(Code that draws figures)
*-*-*

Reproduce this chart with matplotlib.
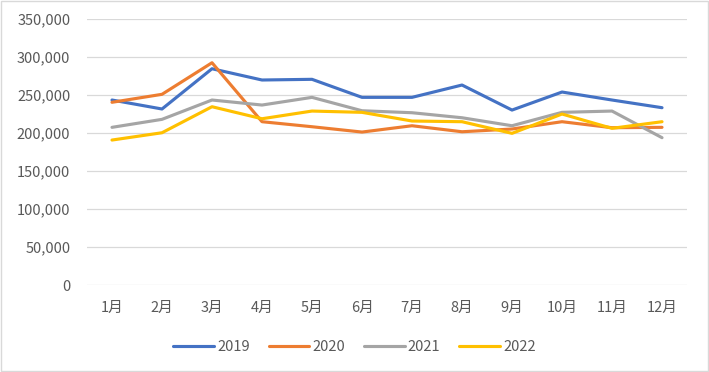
import matplotlib.pyplot as plt
from matplotlib.patches import Rectangle
from matplotlib.ticker import FuncFormatter

plt.rcParams['font.family'] = ['Noto Sans CJK SC', 'DejaVu Sans']

months = ['1月', '2月', '3月', '4月', '5月', '6月', '7月', '8月', '9月', '10月', '11月', '12月']
y2019 = [243500, 231700, 284600, 269800, 270700, 247000, 247000, 263200, 230300, 254000, 243500, 233400]
y2020 = [240500, 251000, 292500, 215000, 208400, 201400, 209700, 201800, 205400, 215000, 207100, 207600]
y2021 = [207600, 218100, 243500, 236900, 247000, 229400, 226800, 220200, 209700, 227300, 229000, 194000]
y2022 = [190900, 200500, 234700, 218900, 229000, 227300, 215900, 215000, 199700, 225100, 206300, 215000]

series = [('2019', y2019, '#4472C4'), ('2020', y2020, '#ED7D31'),
          ('2021', y2021, '#A5A5A5'), ('2022', y2022, '#FFC000')]

fig = plt.figure(figsize=(7.09, 3.72), dpi=100)
ax = fig.add_axes([0.1227, 0.233, 0.8463, 0.716])

x = range(len(months))
for name, vals, col in series:
    ax.plot(x, vals, color=col, linewidth=2.25, label=name, solid_capstyle='round')

ax.set_xlim(-0.5, len(months) - 0.5)
ax.set_ylim(0, 350000)
ax.set_yticks(range(0, 350001, 50000))
ax.yaxis.set_major_formatter(FuncFormatter(lambda v, p: f'{int(v):,}'))
ax.set_xticks(list(x))
ax.set_xticklabels(months)
ax.grid(axis='y', color='#D9D9D9', linewidth=0.9)
ax.set_axisbelow(True)
for s in ax.spines.values():
    s.set_visible(False)
ax.tick_params(axis='both', length=0, colors='#595959', labelsize=10.5)
ax.tick_params(axis='y', pad=12)
ax.tick_params(axis='x', pad=11)

fig.legend(loc='center', bbox_to_anchor=(0.5, 0.067), ncol=4, frameon=False,
           fontsize=10.5, labelcolor='#595959', handlelength=2.8, columnspacing=1.3,
           handletextpad=0.2)

fig.patches.append(Rectangle((0.001, 0.002), 0.997, 0.995, transform=fig.transFigure,
                             fill=False, edgecolor='#D9D9D9', linewidth=1))

fig.savefig('out.png', dpi=100)
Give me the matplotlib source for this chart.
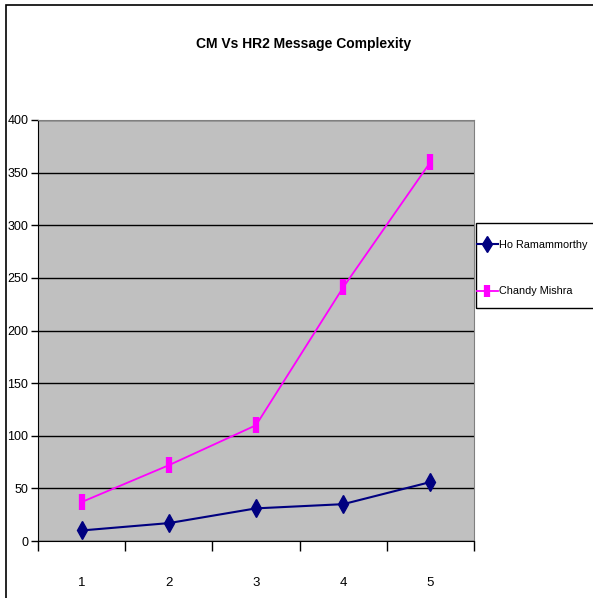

*-*-*

▶ [Challenge]
Repeat the lines from where the entries begin to the line with "ax = fig.add_axes([0.1227, 0.233, 0.8463, 0.716])", both included. Any picture is left out.

▶ [Problem solution]
Reproduce this chart with matplotlib.
import matplotlib.pyplot as plt
from matplotlib.patches import Rectangle
from matplotlib.ticker import FuncFormatter

plt.rcParams['font.family'] = ['Noto Sans CJK SC', 'DejaVu Sans']

months = ['1月', '2月', '3月', '4月', '5月', '6月', '7月', '8月', '9月', '10月', '11月', '12月']
y2019 = [243500, 231700, 284600, 269800, 270700, 247000, 247000, 263200, 230300, 254000, 243500, 233400]
y2020 = [240500, 251000, 292500, 215000, 208400, 201400, 209700, 201800, 205400, 215000, 207100, 207600]
y2021 = [207600, 218100, 243500, 236900, 247000, 229400, 226800, 220200, 209700, 227300, 229000, 194000]
y2022 = [190900, 200500, 234700, 218900, 229000, 227300, 215900, 215000, 199700, 225100, 206300, 215000]

series = [('2019', y2019, '#4472C4'), ('2020', y2020, '#ED7D31'),
          ('2021', y2021, '#A5A5A5'), ('2022', y2022, '#FFC000')]

fig = plt.figure(figsize=(7.09, 3.72), dpi=100)
ax = fig.add_axes([0.1227, 0.233, 0.8463, 0.716])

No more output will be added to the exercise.